What is asked: Will you repeat only the lines from the one with "Reproduce this diagram with TikZ." through the one with "(ceoName) at (618,105)", both included, leaving every picture out?

╭─ The records

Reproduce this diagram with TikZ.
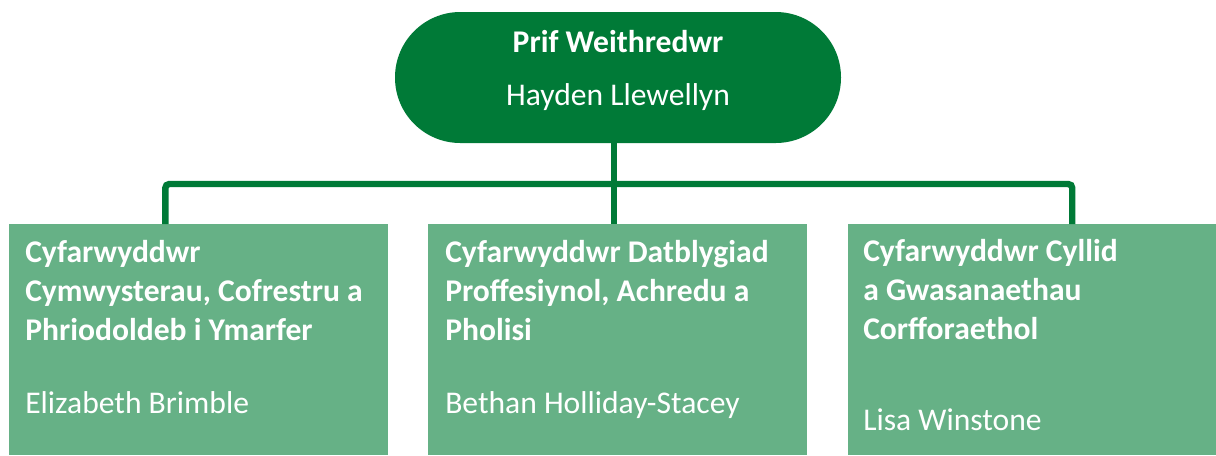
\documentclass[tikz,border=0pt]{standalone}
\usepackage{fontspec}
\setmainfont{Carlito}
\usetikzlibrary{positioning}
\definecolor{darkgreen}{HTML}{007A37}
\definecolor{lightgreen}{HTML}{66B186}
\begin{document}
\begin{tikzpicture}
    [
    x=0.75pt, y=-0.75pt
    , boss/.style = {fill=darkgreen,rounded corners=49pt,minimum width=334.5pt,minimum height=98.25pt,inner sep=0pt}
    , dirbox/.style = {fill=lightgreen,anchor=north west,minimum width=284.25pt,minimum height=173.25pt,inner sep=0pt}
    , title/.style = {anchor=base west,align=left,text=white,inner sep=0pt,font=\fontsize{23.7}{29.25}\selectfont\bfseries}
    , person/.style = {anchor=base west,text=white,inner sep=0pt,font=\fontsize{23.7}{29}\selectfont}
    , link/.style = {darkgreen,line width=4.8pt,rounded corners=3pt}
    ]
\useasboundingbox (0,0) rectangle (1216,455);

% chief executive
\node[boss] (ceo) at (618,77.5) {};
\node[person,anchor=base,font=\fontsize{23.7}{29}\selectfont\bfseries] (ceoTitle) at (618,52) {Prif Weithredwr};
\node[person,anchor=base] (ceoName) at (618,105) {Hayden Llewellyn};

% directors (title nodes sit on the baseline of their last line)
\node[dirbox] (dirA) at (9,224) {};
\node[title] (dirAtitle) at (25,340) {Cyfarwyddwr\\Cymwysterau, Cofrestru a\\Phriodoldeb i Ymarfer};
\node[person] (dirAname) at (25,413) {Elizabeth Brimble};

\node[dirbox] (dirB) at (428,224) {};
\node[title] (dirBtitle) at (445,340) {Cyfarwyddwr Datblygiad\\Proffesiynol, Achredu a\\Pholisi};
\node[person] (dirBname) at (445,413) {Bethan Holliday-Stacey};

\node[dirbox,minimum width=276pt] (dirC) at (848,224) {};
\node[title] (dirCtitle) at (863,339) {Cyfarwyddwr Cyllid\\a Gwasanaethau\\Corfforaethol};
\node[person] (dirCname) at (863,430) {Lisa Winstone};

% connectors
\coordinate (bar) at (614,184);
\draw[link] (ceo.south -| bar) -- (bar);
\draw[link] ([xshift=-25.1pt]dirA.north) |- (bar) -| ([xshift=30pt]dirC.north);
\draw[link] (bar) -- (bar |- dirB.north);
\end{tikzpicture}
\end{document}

╰─
╭─ The records

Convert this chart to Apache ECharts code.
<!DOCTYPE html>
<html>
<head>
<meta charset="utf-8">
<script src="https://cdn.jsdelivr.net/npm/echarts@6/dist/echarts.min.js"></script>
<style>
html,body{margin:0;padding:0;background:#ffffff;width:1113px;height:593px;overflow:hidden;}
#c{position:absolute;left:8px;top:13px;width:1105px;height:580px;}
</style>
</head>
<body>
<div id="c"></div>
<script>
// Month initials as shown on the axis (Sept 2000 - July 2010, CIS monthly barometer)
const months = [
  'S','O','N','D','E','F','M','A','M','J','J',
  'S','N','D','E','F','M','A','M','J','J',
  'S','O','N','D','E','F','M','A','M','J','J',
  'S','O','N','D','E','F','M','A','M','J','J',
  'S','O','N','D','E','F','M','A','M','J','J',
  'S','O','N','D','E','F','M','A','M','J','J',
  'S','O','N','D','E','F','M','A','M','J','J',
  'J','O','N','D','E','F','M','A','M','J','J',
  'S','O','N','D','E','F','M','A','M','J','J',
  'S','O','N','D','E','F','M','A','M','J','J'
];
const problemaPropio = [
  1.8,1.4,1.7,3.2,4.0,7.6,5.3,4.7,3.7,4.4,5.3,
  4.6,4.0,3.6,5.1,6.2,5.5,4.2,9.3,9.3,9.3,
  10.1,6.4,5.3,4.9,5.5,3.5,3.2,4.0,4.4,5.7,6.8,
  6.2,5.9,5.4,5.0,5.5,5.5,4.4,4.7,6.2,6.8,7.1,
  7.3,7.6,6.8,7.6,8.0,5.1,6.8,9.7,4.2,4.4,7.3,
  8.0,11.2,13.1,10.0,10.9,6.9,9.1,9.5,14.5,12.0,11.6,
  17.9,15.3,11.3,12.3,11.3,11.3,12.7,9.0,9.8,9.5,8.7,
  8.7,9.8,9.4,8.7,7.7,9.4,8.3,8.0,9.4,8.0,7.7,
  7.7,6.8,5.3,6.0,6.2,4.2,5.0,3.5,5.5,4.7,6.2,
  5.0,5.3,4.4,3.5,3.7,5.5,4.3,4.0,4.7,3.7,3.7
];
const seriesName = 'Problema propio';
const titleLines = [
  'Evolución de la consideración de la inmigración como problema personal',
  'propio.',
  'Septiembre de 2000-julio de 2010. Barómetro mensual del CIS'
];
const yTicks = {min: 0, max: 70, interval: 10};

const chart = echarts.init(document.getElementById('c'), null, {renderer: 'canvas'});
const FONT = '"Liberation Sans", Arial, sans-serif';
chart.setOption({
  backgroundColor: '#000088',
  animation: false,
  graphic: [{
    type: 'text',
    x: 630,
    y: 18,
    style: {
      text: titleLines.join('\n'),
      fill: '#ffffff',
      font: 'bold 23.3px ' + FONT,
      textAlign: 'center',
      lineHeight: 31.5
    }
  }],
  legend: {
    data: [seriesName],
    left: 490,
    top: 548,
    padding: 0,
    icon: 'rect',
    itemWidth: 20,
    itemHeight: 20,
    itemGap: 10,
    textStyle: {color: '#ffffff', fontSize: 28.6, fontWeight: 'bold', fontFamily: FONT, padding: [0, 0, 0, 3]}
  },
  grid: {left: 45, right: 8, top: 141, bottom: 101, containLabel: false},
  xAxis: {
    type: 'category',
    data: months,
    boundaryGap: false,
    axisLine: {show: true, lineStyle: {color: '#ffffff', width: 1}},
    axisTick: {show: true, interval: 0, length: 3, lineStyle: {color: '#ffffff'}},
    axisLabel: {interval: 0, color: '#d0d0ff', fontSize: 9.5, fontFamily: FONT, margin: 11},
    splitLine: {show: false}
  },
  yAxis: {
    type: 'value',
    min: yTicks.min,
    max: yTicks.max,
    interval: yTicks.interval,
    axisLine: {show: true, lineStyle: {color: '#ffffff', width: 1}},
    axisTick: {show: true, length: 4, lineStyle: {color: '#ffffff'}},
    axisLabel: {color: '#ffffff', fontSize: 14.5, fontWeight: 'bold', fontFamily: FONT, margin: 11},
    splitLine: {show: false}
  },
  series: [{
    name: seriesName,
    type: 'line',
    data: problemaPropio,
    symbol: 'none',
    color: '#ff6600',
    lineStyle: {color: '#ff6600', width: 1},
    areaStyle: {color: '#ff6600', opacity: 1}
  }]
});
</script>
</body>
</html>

╰─

Answer to the problem:
Reproduce this diagram with TikZ.
\documentclass[tikz,border=0pt]{standalone}
\usepackage{fontspec}
\setmainfont{Carlito}
\usetikzlibrary{positioning}
\definecolor{darkgreen}{HTML}{007A37}
\definecolor{lightgreen}{HTML}{66B186}
\begin{document}
\begin{tikzpicture}
    [
    x=0.75pt, y=-0.75pt
    , boss/.style = {fill=darkgreen,rounded corners=49pt,minimum width=334.5pt,minimum height=98.25pt,inner sep=0pt}
    , dirbox/.style = {fill=lightgreen,anchor=north west,minimum width=284.25pt,minimum height=173.25pt,inner sep=0pt}
    , title/.style = {anchor=base west,align=left,text=white,inner sep=0pt,font=\fontsize{23.7}{29.25}\selectfont\bfseries}
    , person/.style = {anchor=base west,text=white,inner sep=0pt,font=\fontsize{23.7}{29}\selectfont}
    , link/.style = {darkgreen,line width=4.8pt,rounded corners=3pt}
    ]
\useasboundingbox (0,0) rectangle (1216,455);

% chief executive
\node[boss] (ceo) at (618,77.5) {};
\node[person,anchor=base,font=\fontsize{23.7}{29}\selectfont\bfseries] (ceoTitle) at (618,52) {Prif Weithredwr};
\node[person,anchor=base] (ceoName) at (618,105) {Hayden Llewellyn};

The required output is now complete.